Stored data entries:
----

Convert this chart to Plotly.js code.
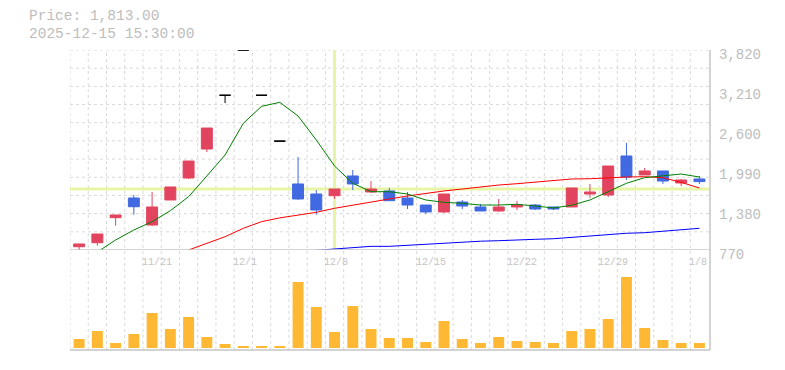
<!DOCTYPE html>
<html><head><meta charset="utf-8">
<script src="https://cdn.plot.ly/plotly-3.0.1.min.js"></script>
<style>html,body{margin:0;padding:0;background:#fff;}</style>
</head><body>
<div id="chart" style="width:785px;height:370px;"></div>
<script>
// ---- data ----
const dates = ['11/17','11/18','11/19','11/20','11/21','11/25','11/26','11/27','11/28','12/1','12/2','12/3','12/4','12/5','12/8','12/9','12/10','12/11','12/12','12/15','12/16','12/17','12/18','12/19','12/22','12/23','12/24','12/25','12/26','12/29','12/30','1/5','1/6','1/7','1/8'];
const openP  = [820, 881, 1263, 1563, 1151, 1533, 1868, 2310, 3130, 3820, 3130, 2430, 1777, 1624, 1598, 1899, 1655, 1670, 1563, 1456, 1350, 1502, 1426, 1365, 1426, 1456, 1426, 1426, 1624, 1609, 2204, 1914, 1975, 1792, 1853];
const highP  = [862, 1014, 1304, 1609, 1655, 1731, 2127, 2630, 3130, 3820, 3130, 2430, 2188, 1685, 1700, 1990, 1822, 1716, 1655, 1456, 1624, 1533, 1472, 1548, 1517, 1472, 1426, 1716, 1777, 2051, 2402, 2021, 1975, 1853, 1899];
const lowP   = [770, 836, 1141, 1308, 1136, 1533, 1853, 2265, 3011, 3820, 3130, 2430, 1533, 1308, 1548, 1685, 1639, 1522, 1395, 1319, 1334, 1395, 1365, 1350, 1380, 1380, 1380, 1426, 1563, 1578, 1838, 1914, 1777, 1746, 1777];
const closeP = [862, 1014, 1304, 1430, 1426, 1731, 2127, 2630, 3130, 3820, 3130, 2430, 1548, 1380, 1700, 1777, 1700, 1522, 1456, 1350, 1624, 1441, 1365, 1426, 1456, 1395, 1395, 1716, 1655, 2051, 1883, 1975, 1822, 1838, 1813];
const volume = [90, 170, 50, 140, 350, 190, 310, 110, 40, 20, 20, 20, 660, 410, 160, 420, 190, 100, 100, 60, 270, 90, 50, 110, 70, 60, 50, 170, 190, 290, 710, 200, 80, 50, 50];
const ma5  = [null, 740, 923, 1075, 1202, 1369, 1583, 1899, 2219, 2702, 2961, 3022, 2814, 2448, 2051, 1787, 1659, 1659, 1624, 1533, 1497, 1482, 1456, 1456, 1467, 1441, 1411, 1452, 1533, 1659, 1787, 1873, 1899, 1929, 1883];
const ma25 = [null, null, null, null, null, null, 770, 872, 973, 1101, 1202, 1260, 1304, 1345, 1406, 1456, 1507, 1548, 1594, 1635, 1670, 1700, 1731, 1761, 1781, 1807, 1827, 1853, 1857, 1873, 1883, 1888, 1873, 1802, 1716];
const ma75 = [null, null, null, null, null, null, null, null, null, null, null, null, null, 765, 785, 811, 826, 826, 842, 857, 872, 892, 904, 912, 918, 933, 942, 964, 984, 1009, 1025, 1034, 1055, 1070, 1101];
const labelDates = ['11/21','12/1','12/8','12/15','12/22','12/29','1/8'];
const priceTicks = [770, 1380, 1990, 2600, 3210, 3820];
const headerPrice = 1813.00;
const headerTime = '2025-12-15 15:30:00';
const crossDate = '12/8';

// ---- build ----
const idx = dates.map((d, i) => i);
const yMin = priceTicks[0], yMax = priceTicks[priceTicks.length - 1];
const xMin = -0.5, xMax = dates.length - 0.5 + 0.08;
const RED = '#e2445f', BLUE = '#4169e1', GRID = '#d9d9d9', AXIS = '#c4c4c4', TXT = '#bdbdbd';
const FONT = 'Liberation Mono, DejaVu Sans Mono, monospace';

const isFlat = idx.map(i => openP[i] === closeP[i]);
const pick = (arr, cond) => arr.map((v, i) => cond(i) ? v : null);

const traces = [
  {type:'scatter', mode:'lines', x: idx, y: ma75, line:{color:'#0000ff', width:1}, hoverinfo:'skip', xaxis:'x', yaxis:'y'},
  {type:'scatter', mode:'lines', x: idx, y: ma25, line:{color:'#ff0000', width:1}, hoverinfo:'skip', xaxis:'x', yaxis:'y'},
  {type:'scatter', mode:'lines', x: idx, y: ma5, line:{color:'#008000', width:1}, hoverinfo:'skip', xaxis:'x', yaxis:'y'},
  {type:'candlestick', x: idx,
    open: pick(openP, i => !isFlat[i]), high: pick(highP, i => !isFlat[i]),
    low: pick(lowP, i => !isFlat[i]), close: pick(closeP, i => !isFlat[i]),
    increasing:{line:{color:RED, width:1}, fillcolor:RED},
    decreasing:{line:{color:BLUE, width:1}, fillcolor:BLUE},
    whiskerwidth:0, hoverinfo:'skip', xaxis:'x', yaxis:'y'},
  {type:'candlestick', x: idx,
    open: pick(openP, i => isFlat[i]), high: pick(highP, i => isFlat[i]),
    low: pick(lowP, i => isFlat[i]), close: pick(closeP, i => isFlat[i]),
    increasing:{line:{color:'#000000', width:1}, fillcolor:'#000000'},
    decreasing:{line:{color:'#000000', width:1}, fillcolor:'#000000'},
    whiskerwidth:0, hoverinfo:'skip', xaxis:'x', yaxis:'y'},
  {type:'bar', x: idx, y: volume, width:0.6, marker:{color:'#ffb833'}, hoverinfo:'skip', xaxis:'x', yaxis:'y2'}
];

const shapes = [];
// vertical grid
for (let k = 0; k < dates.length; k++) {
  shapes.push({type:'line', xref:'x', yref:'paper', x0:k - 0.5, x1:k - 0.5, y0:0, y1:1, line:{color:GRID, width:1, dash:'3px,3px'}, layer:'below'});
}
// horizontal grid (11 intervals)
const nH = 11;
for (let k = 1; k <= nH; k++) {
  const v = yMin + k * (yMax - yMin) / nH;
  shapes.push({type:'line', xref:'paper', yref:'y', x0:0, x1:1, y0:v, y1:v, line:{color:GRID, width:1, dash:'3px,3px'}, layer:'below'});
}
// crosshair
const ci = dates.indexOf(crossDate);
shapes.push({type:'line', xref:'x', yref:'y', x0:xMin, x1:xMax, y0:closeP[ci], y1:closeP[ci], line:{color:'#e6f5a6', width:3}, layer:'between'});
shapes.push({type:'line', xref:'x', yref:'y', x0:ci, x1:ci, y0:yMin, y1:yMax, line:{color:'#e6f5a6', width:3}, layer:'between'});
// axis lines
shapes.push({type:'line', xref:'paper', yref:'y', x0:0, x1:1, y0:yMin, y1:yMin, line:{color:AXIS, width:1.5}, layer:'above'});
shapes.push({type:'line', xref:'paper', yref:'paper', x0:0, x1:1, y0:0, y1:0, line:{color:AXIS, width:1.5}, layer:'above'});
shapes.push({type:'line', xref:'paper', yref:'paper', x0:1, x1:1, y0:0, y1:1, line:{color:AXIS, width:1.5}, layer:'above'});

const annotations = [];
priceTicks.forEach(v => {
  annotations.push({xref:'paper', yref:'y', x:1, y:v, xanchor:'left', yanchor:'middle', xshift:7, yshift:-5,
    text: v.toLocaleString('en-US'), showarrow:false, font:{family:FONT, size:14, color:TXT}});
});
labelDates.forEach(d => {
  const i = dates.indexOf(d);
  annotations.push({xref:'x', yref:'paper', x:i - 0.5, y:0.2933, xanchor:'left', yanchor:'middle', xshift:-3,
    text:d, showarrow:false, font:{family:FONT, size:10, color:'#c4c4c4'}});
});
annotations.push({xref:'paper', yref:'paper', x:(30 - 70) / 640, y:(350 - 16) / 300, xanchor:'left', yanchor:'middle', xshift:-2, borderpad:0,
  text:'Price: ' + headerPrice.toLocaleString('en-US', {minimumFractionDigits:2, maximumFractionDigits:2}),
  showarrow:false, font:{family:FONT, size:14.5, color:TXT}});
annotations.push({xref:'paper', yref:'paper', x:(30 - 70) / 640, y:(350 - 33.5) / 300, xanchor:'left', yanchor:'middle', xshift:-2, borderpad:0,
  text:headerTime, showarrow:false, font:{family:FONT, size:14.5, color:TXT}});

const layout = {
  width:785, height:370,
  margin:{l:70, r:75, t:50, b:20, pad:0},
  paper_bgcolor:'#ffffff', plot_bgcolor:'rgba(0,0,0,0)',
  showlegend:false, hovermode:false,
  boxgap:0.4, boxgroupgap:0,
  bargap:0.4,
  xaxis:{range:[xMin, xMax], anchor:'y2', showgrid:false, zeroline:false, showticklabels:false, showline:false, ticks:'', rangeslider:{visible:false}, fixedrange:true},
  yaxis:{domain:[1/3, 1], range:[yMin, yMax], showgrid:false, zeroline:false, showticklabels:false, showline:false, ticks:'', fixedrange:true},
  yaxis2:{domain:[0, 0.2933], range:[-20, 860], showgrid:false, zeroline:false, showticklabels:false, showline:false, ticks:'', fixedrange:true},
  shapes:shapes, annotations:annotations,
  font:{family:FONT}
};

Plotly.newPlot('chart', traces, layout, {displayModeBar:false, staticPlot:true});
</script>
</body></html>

----

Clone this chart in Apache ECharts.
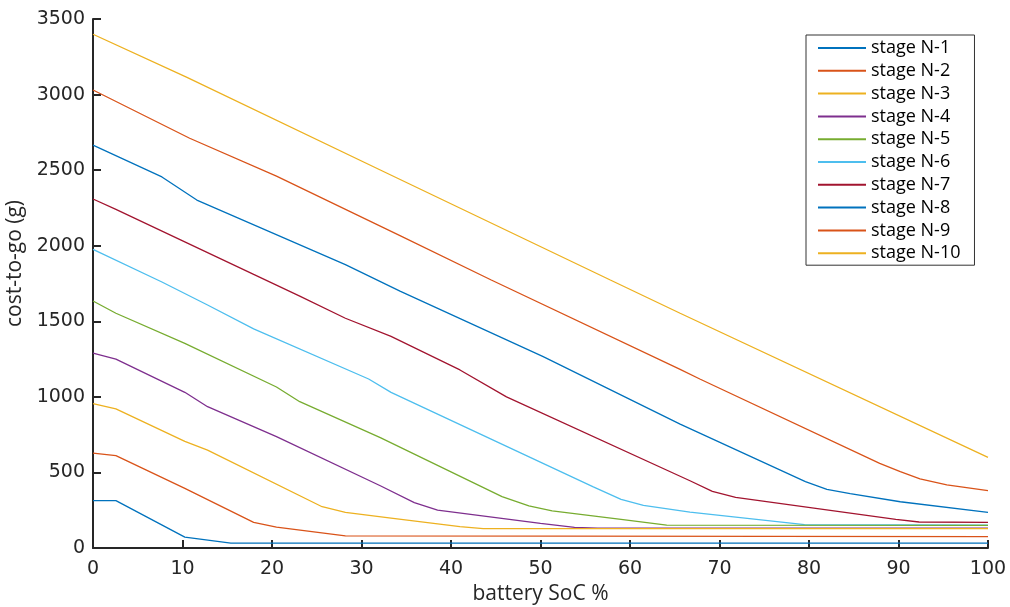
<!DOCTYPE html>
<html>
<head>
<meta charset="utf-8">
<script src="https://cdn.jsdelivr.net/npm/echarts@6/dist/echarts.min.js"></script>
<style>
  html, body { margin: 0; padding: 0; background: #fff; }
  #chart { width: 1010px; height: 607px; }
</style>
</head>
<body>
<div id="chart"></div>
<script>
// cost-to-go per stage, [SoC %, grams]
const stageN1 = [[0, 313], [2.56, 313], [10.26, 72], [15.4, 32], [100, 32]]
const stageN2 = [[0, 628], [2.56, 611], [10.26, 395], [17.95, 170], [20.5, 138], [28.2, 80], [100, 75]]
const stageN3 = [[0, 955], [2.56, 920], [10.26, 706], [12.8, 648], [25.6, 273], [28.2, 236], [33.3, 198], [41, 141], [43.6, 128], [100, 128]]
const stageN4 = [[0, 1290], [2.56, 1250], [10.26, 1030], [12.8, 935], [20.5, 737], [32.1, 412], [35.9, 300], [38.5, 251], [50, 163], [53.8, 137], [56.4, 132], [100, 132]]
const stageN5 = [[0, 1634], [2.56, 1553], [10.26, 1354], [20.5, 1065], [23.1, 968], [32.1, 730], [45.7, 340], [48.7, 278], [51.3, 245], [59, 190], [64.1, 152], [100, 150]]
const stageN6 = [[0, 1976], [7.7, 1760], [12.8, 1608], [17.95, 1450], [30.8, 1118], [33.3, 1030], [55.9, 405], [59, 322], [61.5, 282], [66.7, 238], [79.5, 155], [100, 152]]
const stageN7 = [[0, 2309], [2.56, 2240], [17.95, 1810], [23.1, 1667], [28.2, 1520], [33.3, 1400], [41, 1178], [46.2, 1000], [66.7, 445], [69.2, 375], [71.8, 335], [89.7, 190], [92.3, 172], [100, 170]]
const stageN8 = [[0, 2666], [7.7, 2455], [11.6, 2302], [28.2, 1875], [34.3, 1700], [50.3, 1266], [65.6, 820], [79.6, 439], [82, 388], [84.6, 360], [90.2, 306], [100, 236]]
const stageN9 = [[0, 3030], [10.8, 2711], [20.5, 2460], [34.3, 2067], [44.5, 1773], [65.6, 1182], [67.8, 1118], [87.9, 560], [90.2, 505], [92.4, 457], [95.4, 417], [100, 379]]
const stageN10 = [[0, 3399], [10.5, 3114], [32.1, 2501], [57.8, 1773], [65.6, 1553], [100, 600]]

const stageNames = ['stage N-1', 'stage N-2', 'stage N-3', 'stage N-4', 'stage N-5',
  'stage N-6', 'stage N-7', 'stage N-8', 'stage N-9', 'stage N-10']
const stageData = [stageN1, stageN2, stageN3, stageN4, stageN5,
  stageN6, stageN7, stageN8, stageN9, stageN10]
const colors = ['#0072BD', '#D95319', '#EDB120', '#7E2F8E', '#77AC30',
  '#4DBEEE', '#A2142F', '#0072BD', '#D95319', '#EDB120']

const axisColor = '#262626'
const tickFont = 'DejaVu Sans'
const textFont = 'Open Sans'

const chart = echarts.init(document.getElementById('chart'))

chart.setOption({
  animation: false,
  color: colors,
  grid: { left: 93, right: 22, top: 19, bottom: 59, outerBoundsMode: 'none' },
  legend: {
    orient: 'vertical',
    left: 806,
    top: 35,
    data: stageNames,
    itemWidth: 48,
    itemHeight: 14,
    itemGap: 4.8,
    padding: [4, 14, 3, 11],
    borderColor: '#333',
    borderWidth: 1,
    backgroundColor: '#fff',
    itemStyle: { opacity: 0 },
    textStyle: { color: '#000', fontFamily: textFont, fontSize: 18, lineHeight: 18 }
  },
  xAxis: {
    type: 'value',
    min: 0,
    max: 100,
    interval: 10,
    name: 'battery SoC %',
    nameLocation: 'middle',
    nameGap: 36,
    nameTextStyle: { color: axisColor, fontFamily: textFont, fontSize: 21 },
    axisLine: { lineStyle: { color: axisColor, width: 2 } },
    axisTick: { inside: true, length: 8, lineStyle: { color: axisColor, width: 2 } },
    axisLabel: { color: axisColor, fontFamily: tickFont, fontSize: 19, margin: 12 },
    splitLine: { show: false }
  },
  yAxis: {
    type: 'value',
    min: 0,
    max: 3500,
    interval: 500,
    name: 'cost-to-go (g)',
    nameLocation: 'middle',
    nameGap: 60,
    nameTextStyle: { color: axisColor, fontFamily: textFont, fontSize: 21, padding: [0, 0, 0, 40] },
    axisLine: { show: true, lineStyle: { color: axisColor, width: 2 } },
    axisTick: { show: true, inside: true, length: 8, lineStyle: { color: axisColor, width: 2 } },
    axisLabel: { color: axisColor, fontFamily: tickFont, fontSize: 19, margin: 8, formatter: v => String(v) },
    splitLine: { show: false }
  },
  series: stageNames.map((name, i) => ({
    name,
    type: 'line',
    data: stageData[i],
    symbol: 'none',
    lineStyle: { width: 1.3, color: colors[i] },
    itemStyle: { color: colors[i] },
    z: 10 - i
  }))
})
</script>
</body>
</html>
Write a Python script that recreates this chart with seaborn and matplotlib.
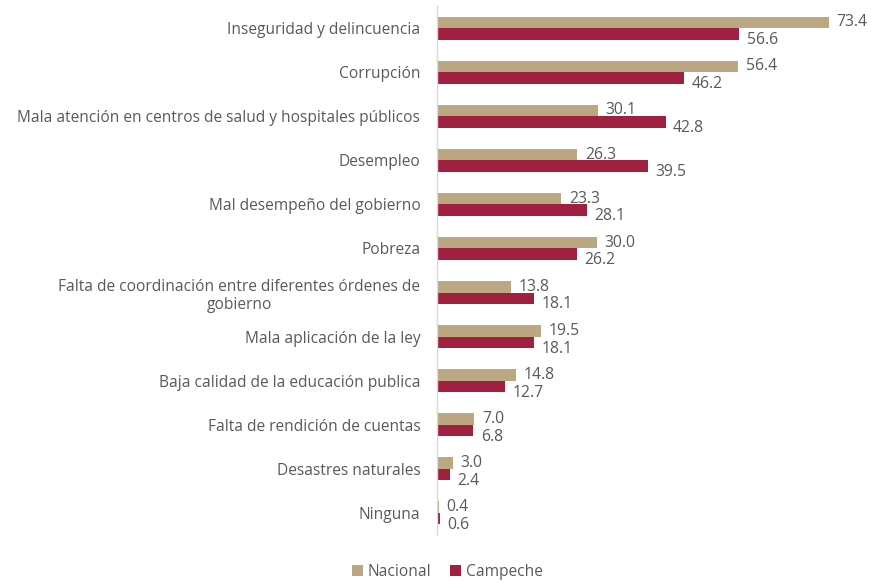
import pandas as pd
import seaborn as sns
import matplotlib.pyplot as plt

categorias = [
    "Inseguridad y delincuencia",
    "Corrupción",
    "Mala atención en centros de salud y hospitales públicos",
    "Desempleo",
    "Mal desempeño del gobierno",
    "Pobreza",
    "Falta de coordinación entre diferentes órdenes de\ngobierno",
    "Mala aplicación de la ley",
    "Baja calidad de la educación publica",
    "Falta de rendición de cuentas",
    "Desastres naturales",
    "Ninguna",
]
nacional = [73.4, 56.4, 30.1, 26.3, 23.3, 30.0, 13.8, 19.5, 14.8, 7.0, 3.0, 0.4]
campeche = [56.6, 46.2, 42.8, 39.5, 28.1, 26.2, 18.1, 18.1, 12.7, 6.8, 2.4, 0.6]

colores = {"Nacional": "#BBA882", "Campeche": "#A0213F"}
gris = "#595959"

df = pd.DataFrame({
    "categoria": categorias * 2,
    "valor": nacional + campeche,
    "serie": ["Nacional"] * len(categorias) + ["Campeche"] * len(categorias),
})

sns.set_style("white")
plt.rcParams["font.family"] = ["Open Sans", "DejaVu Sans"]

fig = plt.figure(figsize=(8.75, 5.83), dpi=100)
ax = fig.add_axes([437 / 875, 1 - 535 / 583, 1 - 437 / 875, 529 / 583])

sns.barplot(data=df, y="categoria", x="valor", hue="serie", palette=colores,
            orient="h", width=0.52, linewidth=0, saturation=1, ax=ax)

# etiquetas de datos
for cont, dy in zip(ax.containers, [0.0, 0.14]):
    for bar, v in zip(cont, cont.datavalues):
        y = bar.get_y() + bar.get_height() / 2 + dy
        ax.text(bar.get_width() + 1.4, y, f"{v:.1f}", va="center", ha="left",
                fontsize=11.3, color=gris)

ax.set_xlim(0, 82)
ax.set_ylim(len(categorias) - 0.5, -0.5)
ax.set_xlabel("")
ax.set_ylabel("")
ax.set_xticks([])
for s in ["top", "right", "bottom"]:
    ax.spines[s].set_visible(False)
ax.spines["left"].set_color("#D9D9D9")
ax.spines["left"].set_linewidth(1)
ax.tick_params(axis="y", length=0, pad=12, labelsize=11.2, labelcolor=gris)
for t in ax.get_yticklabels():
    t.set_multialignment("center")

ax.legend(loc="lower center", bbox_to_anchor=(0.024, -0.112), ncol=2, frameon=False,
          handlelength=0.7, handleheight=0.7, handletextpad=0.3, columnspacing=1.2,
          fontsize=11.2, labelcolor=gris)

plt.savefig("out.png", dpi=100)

----

GIVEN TASK:
Transcribe exactly the lines between the one containing "Write a Python" and the one containing "fontsize=11.3, color=gris)", counting both ends. Pictures are not copied.

TASK SOLUTION:
Write a Python script that recreates this chart with seaborn and matplotlib.
import pandas as pd
import seaborn as sns
import matplotlib.pyplot as plt

categorias = [
    "Inseguridad y delincuencia",
    "Corrupción",
    "Mala atención en centros de salud y hospitales públicos",
    "Desempleo",
    "Mal desempeño del gobierno",
    "Pobreza",
    "Falta de coordinación entre diferentes órdenes de\ngobierno",
    "Mala aplicación de la ley",
    "Baja calidad de la educación publica",
    "Falta de rendición de cuentas",
    "Desastres naturales",
    "Ninguna",
]
nacional = [73.4, 56.4, 30.1, 26.3, 23.3, 30.0, 13.8, 19.5, 14.8, 7.0, 3.0, 0.4]
campeche = [56.6, 46.2, 42.8, 39.5, 28.1, 26.2, 18.1, 18.1, 12.7, 6.8, 2.4, 0.6]

colores = {"Nacional": "#BBA882", "Campeche": "#A0213F"}
gris = "#595959"

df = pd.DataFrame({
    "categoria": categorias * 2,
    "valor": nacional + campeche,
    "serie": ["Nacional"] * len(categorias) + ["Campeche"] * len(categorias),
})

sns.set_style("white")
plt.rcParams["font.family"] = ["Open Sans", "DejaVu Sans"]

fig = plt.figure(figsize=(8.75, 5.83), dpi=100)
ax = fig.add_axes([437 / 875, 1 - 535 / 583, 1 - 437 / 875, 529 / 583])

sns.barplot(data=df, y="categoria", x="valor", hue="serie", palette=colores,
            orient="h", width=0.52, linewidth=0, saturation=1, ax=ax)

# etiquetas de datos
for cont, dy in zip(ax.containers, [0.0, 0.14]):
    for bar, v in zip(cont, cont.datavalues):
        y = bar.get_y() + bar.get_height() / 2 + dy
        ax.text(bar.get_width() + 1.4, y, f"{v:.1f}", va="center", ha="left",
                fontsize=11.3, color=gris)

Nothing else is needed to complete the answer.